L’appareil d’État nazi est tout entier mobilisé pour que les jeux soient une formidable vitrine du régime. Rien n’est laissé au hasard.

Berlin, Hitler during the opening of the 1936 Olympic Games 1936 Germany Library of Congress. Washington (Photo by Archives Snark / Archives Snark / Photo12 via AFP)

Les jeux d’hiver à Garmisch-Partenkirchen, à partir du 6 février 1936, vont servir aux Nazis de répétition générale. Ils vont pouvoir y tester leur cérémonial olympique et y présenter une Allemagne pacifique, « gemütlich », autrement dit aimable, accueillante. Et ça marche. Dans le journal sportif L’Auto, Roland Perrier se félicite que « le sport se trouve en Allemagne à la base même de l’enseignement physique et moral de la race ». La flagornerie des milieux sportifs français, mais pas seulement, à l’égard du régime nazi, impressionne. À Berlin, on se frotte les mains. Bien sûr, pendant ce temps, les violences antisémites se poursuivent. Et les autorités sportives allemandes ont soigneusement purgé leur équipe olympique de tout non-aryen.
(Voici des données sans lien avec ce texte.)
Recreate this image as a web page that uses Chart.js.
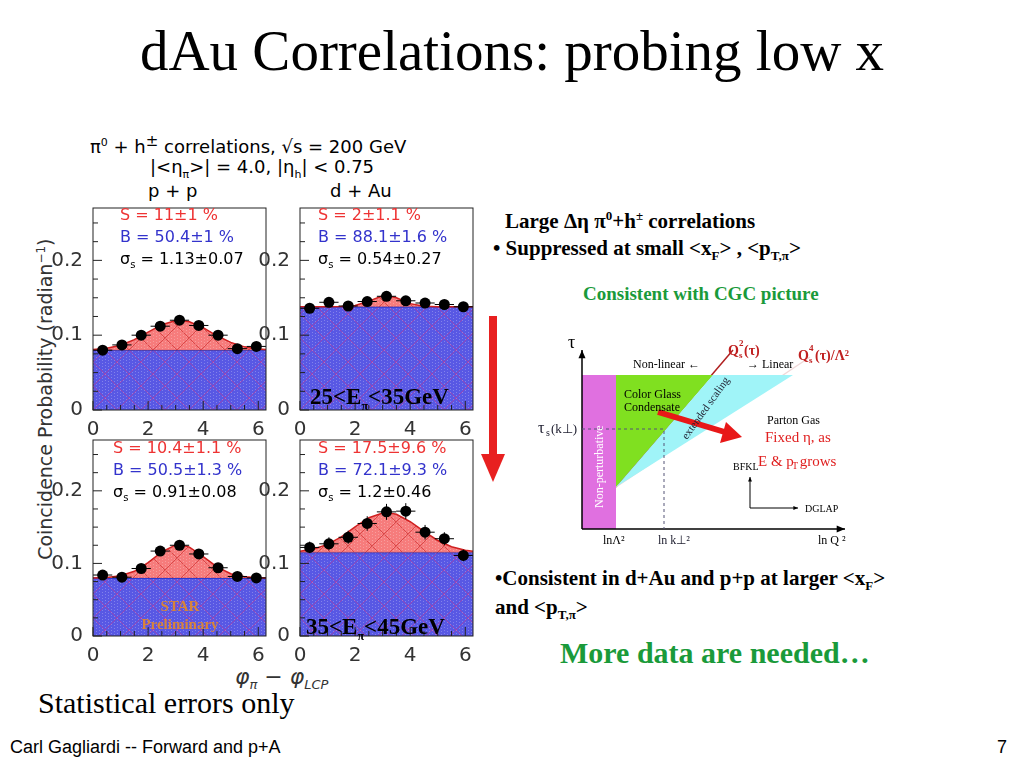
<!DOCTYPE html>
<html><head><meta charset="utf-8">
<script src="https://cdn.jsdelivr.net/npm/chart.js@4"></script>
<style>
body{margin:0;width:1024px;height:768px;position:relative;background:#fff;overflow:hidden;font-family:"Liberation Serif",serif}
.t{position:absolute;white-space:nowrap}
.h{font-family:"DejaVu Sans",sans-serif}
canvas{position:absolute}
.pt{position:absolute;font-family:"DejaVu Sans",sans-serif;font-size:16px;line-height:22px;white-space:nowrap}
</style></head><body>
<div class="t" style="left:0;width:1024px;text-align:center;top:18px;font-size:57px">dAu Correlations: probing low x</div>
<div class="t h" style="left:90px;top:132px;font-size:18px">π<sup style="font-size:11px">0</sup> + h<sup>±</sup> correlations, √s = 200 GeV</div>
<div class="t h" style="left:150px;top:156px;font-size:18px">|&lt;η<sub style="font-size:11px">π</sub>&gt;| = 4.0, |η<sub style="font-size:11px">h</sub>| &lt; 0.75</div>
<div class="t h" style="left:148px;top:180px;font-size:18px">p + p</div>
<div class="t h" style="left:330px;top:180px;font-size:18px">d + Au</div>
<div class="t h" style="left:-145px;top:388px;width:380px;text-align:center;font-size:19px;color:#333;transform:rotate(-90deg)">Coincidence Probability (radian<sup style="font-size:12px">−1</sup>)</div>
<div class="t h" style="left:235px;top:664px;font-size:22px;font-style:italic;color:#333">φ<sub style="font-size:13px">π</sub> − φ<sub style="font-size:13px">LCP</sub></div>
<div class="t" style="left:38px;top:686px;font-size:30px">Statistical errors only</div>
<div class="t" style="left:10px;top:737px;font-size:18px;font-family:'Liberation Sans',sans-serif">Carl Gagliardi -- Forward and p+A</div>
<div class="t" style="left:997px;top:737px;font-size:18px;font-family:'Liberation Sans',sans-serif">7</div>

<div class="t" style="left:505px;top:208px;font-size:21px;font-weight:bold">Large Δη π<sup style="font-size:13px">0</sup>+h<sup style="font-size:13px">±</sup> correlations</div>
<div class="t" style="left:493px;top:236px;font-size:21px;font-weight:bold">• Suppressed at small &lt;x<sub style="font-size:13px">F</sub>&gt; , &lt;p<sub style="font-size:13px">T,π</sub>&gt;</div>
<div class="t" style="left:583px;top:283px;font-size:19px;font-weight:bold;color:#1a9a3a">Consistent with CGC picture</div>
<div class="t" style="left:495px;top:566px;font-size:21px;font-weight:bold">•Consistent in d+Au and p+p at larger &lt;x<sub style="font-size:13px">F</sub>&gt;</div>
<div class="t" style="left:495px;top:595px;font-size:21px;font-weight:bold">and &lt;p<sub style="font-size:13px">T,π</sub>&gt;</div>
<div class="t" style="left:560px;top:636px;font-size:30px;font-weight:bold;color:#1a9a3a">More data are needed…</div>
<div style="position:absolute;left:489px;top:316px;width:8px;height:140px;background:#e82020"></div>
<div style="position:absolute;left:481px;top:454px;width:0;height:0;border-left:12px solid transparent;border-right:12px solid transparent;border-top:28px solid #e82020"></div>

<canvas id="c0" width="230" height="248" style="left:45px;top:194px"></canvas>
<canvas id="c1" width="230" height="248" style="left:252px;top:194px"></canvas>
<canvas id="c2" width="230" height="242" style="left:45px;top:426px"></canvas>
<canvas id="c3" width="230" height="242" style="left:252px;top:426px"></canvas>
<canvas id="cd" width="350" height="230" style="left:530px;top:330px"></canvas>

<div class="pt" style="left:120px;top:204px"><span style="color:#e33">S = 11±1 %</span><br><span style="color:#33c">B = 50.4±1 %</span><br>σ<sub style="font-size:10px">s</sub> = 1.13±0.07</div>
<div class="pt" style="left:318px;top:204px"><span style="color:#e33">S = 2±1.1 %</span><br><span style="color:#33c">B = 88.1±1.6 %</span><br>σ<sub style="font-size:10px">s</sub> = 0.54±0.27</div>
<div class="pt" style="left:113px;top:437px"><span style="color:#e33">S = 10.4±1.1 %</span><br><span style="color:#33c">B = 50.5±1.3 %</span><br>σ<sub style="font-size:10px">s</sub> = 0.91±0.08</div>
<div class="pt" style="left:318px;top:437px"><span style="color:#e33">S = 17.5±9.6 %</span><br><span style="color:#33c">B = 72.1±9.3 %</span><br>σ<sub style="font-size:10px">s</sub> = 1.2±0.46</div>
<div class="t" style="left:310px;top:384px;font-size:23px;font-weight:bold">25&lt;E<sub style="font-size:12px">π</sub>&lt;35GeV</div>
<div class="t" style="left:306px;top:614px;font-size:23px;font-weight:bold">35&lt;E<sub style="font-size:12px">π</sub>&lt;45GeV</div>
<div class="t" style="left:140px;top:597px;width:80px;text-align:center;font-size:15px;font-weight:bold;color:#d8843a;line-height:18px">STAR<br>Preliminary</div>

<script>
const binX=[0.35,1.05,1.75,2.44,3.14,3.84,4.54,5.24,5.93];
const fitX=[0,0.5,1,1.5,2,2.5,3,3.14,3.5,4,4.5,5,5.5,6,6.28];
const ppLow=[0.08,0.087,0.1,0.112,0.12,0.113,0.1,0.082,0.085];
const dAuLow=[0.136,0.144,0.139,0.145,0.152,0.146,0.143,0.141,0.138];
const ppHigh=[0.084,0.081,0.093,0.117,0.125,0.113,0.094,0.082,0.08];
const dAuHigh=[0.122,0.127,0.136,0.155,0.171,0.172,0.143,0.134,0.111];
const errs=[[0.003,0.003,0.003,0.003,0.003,0.003,0.003,0.003,0.003],[0.003,0.003,0.003,0.003,0.003,0.003,0.003,0.003,0.003],[0.003,0.003,0.004,0.004,0.004,0.004,0.004,0.003,0.003],[0.008,0.009,0.009,0.01,0.011,0.011,0.01,0.009,0.008]];
const bgLevel=[0.08,0.138,0.08,0.115];
const fitPPLow=[.0808,.0826,.0866,.094,.104,.114,.1196,.12,.118,.110,.0992,.0904,.0844,.0816,.0808];
const fitDAuLow=[.138,.138,.138,.1382,.1396,.1455,.1526,.153,.150,.1422,.1386,.138,.138,.138,.138];
const fitPPHigh=[.080,.0807,.0829,.0891,.101,.1159,.1255,.126,.1225,.1094,.0952,.0858,.0816,.0803,.080];
const fitDAuHigh=[.1168,.1199,.1262,.1366,.1502,.1629,.1695,.17,.1676,.1574,.1440,.1316,.123,.1182,.1168];
const xTicks=[0,2,4,6], yTicks=[0,0.1,0.2];

function hatch(base,line){const c=document.createElement('canvas');c.width=c.height=24;const g=c.getContext('2d');g.fillStyle=base;g.fillRect(0,0,24,24);g.strokeStyle=line;g.lineWidth=1;g.beginPath();g.moveTo(0,0);g.lineTo(24,24);g.moveTo(24,0);g.lineTo(0,24);g.stroke();g.fillStyle='rgba(255,255,255,0.25)';for(let i=0;i<24;i+=3)for(let j=(i/3)%2?1:0;j<24;j+=3)g.fillRect(i,j,1,1);return g.createPattern(c,'repeat');}

const pts=[ppLow,dAuLow,ppHigh,dAuHigh], fits=[fitPPLow,fitDAuLow,fitPPHigh,fitDAuHigh];
const errPlugin={id:'err',afterDatasetsDraw(ch,args,d){if(!d||!d.v)return;const xs=ch.scales.x,ys=ch.scales.y,g=ch.ctx;g.save();g.strokeStyle='#000';g.lineWidth=1;
 binX.forEach((x,i)=>{const px=xs.getPixelForValue(x),py=ys.getPixelForValue(d.v[i]);g.beginPath();g.moveTo(xs.getPixelForValue(x-0.35),py);g.lineTo(xs.getPixelForValue(x+0.35),py);g.moveTo(px,ys.getPixelForValue(d.v[i]-d.e[i]));g.lineTo(px,ys.getPixelForValue(d.v[i]+d.e[i]));g.stroke();g.fillStyle='#000';g.beginPath();g.arc(px,py,5.5,0,7);g.fill();});
 const a=ch.chartArea;g.strokeStyle='#222';g.strokeRect(a.left,a.top,a.right-a.left,a.bottom-a.top);
 for(let v=0;v<0.27;v+=0.025){const py=ys.getPixelForValue(v);g.beginPath();g.moveTo(a.left,py);g.lineTo(a.left+(Math.abs(v*10-Math.round(v*10))<1e-6?9:5),py);g.stroke();}
 for(let v=0;v<6.3;v+=0.5){const px=xs.getPixelForValue(v);g.beginPath();g.moveTo(px,a.bottom);g.lineTo(px,a.bottom-(v%2==0?9:5));g.stroke();}
 g.restore();}};
for(let k=0;k<4;k++){
 const ctx=document.getElementById('c'+k).getContext('2d');
 const bg=fitX.map(()=>bgLevel[k]);
 new Chart(ctx,{type:'line',data:{labels:fitX,datasets:[
  {data:fitX.map((x,i)=>({x,y:fits[k][i]})),borderColor:'#d02020',borderWidth:1.5,pointRadius:0,fill:'+1',backgroundColor:hatch('rgba(245,110,110,0.9)','rgba(200,40,40,0.6)')},
  {data:fitX.map((x,i)=>({x,y:bg[i]})),borderColor:'#2030c0',borderWidth:1.5,pointRadius:0,fill:'origin',backgroundColor:hatch('rgba(70,70,225,0.9)','rgba(180,60,160,0.7)')}]},
  options:{animation:false,responsive:false,plugins:{legend:{display:false},tooltip:{enabled:false},err:{v:pts[k],e:errs[k]}},layout:{padding:{right:9,top:5}},
  scales:{x:{type:'linear',min:0,max:6.28,grid:{display:false},border:{display:false},afterBuildTicks:s=>{s.ticks=xTicks.map(v=>({value:v}))},ticks:{font:{size:20,family:'DejaVu Sans'},color:'#333',padding:0}},
   y:{min:0,max:0.27,grid:{display:false},border:{display:false},afterFit:s=>{s.width=48},afterBuildTicks:s=>{s.ticks=yTicks.map(v=>({value:v}))},ticks:{font:{size:20,family:'DejaVu Sans'},color:'#333',padding:2,callback:v=>v==0?'0':v.toFixed(1)}}}},
  plugins:[errPlugin]});
}

// diagram (pixel-like data coords)
const pinkX=[52,86,86,52,52],pinkY=[45,45,199,199,45];
const greenX=[86,183,86,86],greenY=[45,45,157,45];
const cyanX=[86,183,263,86],cyanY=[157,45,45,157];
const qs2X=[86,203],qs2Y=[157,20];
const qs4X=[86,280],qs4Y=[157,27];
const poly=(xs,ys)=>xs.map((x,i)=>({x,y:ys[i]}));
const dLabels=[["τ",38,18,18,'#000'],["Non-linear ←",103,38,12,'#000'],["→ Linear",217,38,12,'#000'],["Color Glass",94,68,12,'#000'],["Condensate",94,81,12,'#000'],["Parton Gas",237,94,12,'#000'],["Fixed η, as",235,112,15,'#e02020'],["E & p",228,136,15,'#e02020'],["BFKL",203,140,10,'#000'],["DGLAP",275,182,10,'#000'],["τ",8,103,16,'#223'],["lnΛ²",73,214,12,'#000'],["ln k⊥²",128,214,12,'#223'],["ln Q ²",288,214,12,'#000']];
const diagPlugin={id:'diag',afterDatasetsDraw(ch){const g=ch.ctx,X=v=>ch.scales.x.getPixelForValue(v),Y=v=>ch.scales.y.getPixelForValue(v);g.save();
 g.strokeStyle='#000';g.lineWidth=1.5;const ar=(x1,y1,x2,y2,s)=>{g.beginPath();g.moveTo(X(x1),Y(y1));g.lineTo(X(x2),Y(y2));g.stroke();const an=Math.atan2(Y(y2)-Y(y1),X(x2)-X(x1));g.beginPath();g.moveTo(X(x2),Y(y2));g.lineTo(X(x2)-s*Math.cos(an-0.4),Y(y2)-s*Math.sin(an-0.4));g.lineTo(X(x2)-s*Math.cos(an+0.4),Y(y2)-s*Math.sin(an+0.4));g.fill();};
 g.fillStyle='#000';ar(52,199,52,20,9);ar(52,199,315,199,9);g.lineWidth=1;ar(220,178,220,147,5);ar(220,178,268,178,5);
 g.setLineDash([3,3]);g.strokeStyle='#557';g.beginPath();g.moveTo(X(52),Y(99));g.lineTo(X(134),Y(99));g.lineTo(X(134),Y(199));g.stroke();g.setLineDash([]);
 g.fillStyle='#e81818';g.strokeStyle='#e81818';g.lineWidth=6;g.beginPath();g.moveTo(X(128),Y(82));g.lineTo(X(198),Y(103));g.stroke();g.beginPath();g.moveTo(X(212),Y(107));g.lineTo(X(190),Y(113));g.lineTo(X(196),Y(92));g.fill();
 g.textBaseline='alphabetic';
 dLabels.forEach(l=>{g.font=l[3]+'px "Liberation Serif",serif';g.fillStyle=l[4];g.fillText(l[0],X(l[1]),Y(l[2]));});
 g.font='bold 14px "Liberation Serif"';g.fillStyle='#c02020';g.fillText('Q',X(198),Y(25));g.fillText('Q',X(268),Y(30));g.font='bold 9px "Liberation Serif"';g.fillText('s',X(209),Y(28));g.fillText('2',X(209),Y(16));g.fillText('s',X(279),Y(33));g.fillText('4',X(279),Y(21));
 g.font='bold 14px "Liberation Serif"';g.fillText('(τ)',X(214),Y(25));g.fillText('(τ)/Λ²',X(285),Y(30));
 g.font='10px "Liberation Serif"';g.fillStyle='#e02020';g.fillText('T',X(262),Y(139));g.font='15px "Liberation Serif"';g.fillText(' grows',X(266),Y(136));
 g.fillStyle='#223';g.font='10px "Liberation Serif"';g.fillText('s',X(16),Y(106));g.font='13px "Liberation Serif"';g.fillText('(k⊥)',X(21),Y(103));
 g.save();g.translate(X(73),Y(178));g.rotate(-Math.PI/2);g.font='12px "Liberation Serif"';g.fillStyle='#fff';g.fillText('Non-perturbative',0,0);g.restore();
 g.save();g.translate(X(157),Y(110));g.rotate(-0.95);g.font='11px "Liberation Serif"';g.fillStyle='#223';g.fillText('extended scaling',0,0);g.restore();
 g.restore();}};
new Chart(document.getElementById('cd').getContext('2d'),{type:'scatter',data:{datasets:[
 {data:poly(pinkX,pinkY),showLine:true,fill:'shape',backgroundColor:'#e070e0',borderWidth:0,pointRadius:0},
 {data:poly(cyanX,cyanY),showLine:true,fill:'shape',backgroundColor:'#a0f4f8',borderWidth:0,pointRadius:0},
 {data:poly(greenX,greenY),showLine:true,fill:'shape',backgroundColor:'#80e020',borderWidth:0,pointRadius:0},
 {data:poly(qs4X,qs4Y),showLine:true,borderColor:'#f0d8d8',borderWidth:1.5,pointRadius:0},
 {data:poly(qs2X,qs2Y),showLine:true,borderColor:'#b02020',borderWidth:1.5,pointRadius:0}]},
 options:{animation:false,responsive:false,layout:{padding:0},plugins:{legend:{display:false},tooltip:{enabled:false}},
 scales:{x:{display:false,min:0,max:350},y:{display:false,min:0,max:230,reverse:true}}},plugins:[diagPlugin]});
</script></body></html>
Les jeux d’été vont être très soigneusement et remarquablement organisés par les Nazis.  La composition du comité d’organisation montre d’ailleurs à quel point l’État national-socialiste suit l’affaire de prés. Hauts dignitaires de la police et de l’Armée y abondent. Première tâche, la construction des installations sportives : Hitler les veut grandioses. Une occasion aussi de mettre au travail les 4 millions dc chômeurs. L’architecte Walther March est chargé de construire un stade de 100 000 places. L’arène olympique s’inscrit dans un complexe architectural orné de statues monumentales d’Arno Becker et Joseph Thorak :  des porteurs de torches, des colosses aux torses nus, une humanité musculeuse de pierre et de bronze, virilisée à outrance, le modèle du surhomme aryen.

« Le relais de la flamme olympique du site d’Olympie en Grèce jusqu’à Berlin est une formidable opération de propagande pour le Reich, qui se présente comme le successeur des jeux antiques »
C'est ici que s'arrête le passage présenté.